The coming months are likely to highlight the pitfalls of the choices Messrs. Obama and Blatter have so far made with regard to Bahrain.

The trials against members of parliament, medics, and democracy and human rights activists put on public display the government’s repressive measures as well as the lack of straightforwardness on the part of Bahraini institutions like the BFA and raise serious questions about the choices made by Messrs. Obama and Blatter.

The recent recruitment of additional Sunni Muslim Pakistanis for Bahrain’s special forces, riot police and particularly the National Guard that led the crackdown, can only serve to deepen cleavages in a Sunni-ruled predominantly Shiite society. Shiites are reportedly barred from joining the security forces – a clear sign of the regime’s lack of confidence in its own citizens. That is reinforced by a widespread belief that the Pakistani recruits will ultimately be granted Bahraini citizenship.

The cleavages are visible across society and nowhere more so than in soccer. They cut, for example, straight through Al-Ahli SC, the one Bahraini club that was non-sectarian, neither Sunni nor Shiite, and won the kingdom’s top league title last year.

The government’s decision to suspend the island’s league during the protests to ensure that the soccer pitch did not become an opposition rallying point didn’t stop players and others involved in soccer from taking sides in a confrontation that has left Sunnis and Shiites deeply divided about the relationship between their communities and the future of their country.

Shiite brothers A’ala and Mohammed Hubail, who also played for Bahrain’s national team, joined the protests.

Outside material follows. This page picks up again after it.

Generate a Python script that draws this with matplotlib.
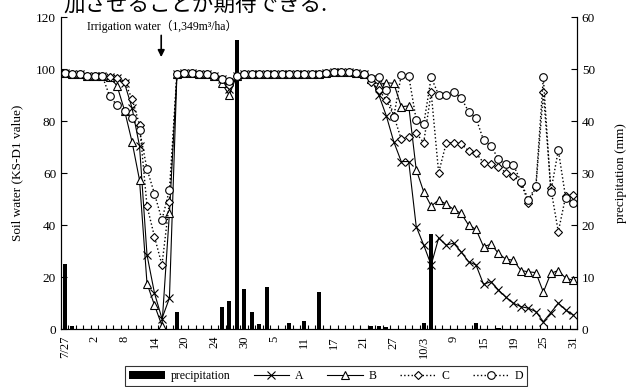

Two of their Sunni fellow players meanwhile hooked up with pro-government gangs that roamed the streets attacking the protesters with clubs and pickaxe handles.

Al-Ahli is owned by Bahrain’s wealthy Sunni merchant Kanoo family. Most of its players and its fans are Shiite, “We are one family. We never thought about whether you are Sunni or Shia,” said Al-Ahly chairman Fuad Kanoo in an interview with The Economist.

Once the protests had been violently suppressed, some 150 Shiite players, referees and officials were dismissed or arrested on the orders of a committee led by King Kahlifa’s son, Nasser bin Hamad al-Khalifa, in a bid to root out athletes who had participated in the protests. Among those penalized were six Al-Ahli players.

The Hubail brothers were detained as they were training and allegedly mistreated in prison after first being denounced on state-run television. Muhammed Hubail was sentenced in June to two years in jail, but released on bail after FIFA questioned the Bahrain association.

Mr. Obama’s dilemma has been for much of this year his struggle to reconcile US principles and values with his country’s short-term interests. So far, he has been able to reasonably manage that in Tunisia, Egypt, Libya, Syria and Yemen. Bahrain, however, could well prove to be his litmus test. For Mr. Blatter too, Bahrain could turn out to be a public display of failing to in the words of US Secretary of State Hillary Clinton get on the right side of history.

James M. Dorsey is a senior fellow at Nanyang Technological University’s S. Rajaratnam School of International Studies and the author of the blog, The Turbulent World of Middle East Soccer.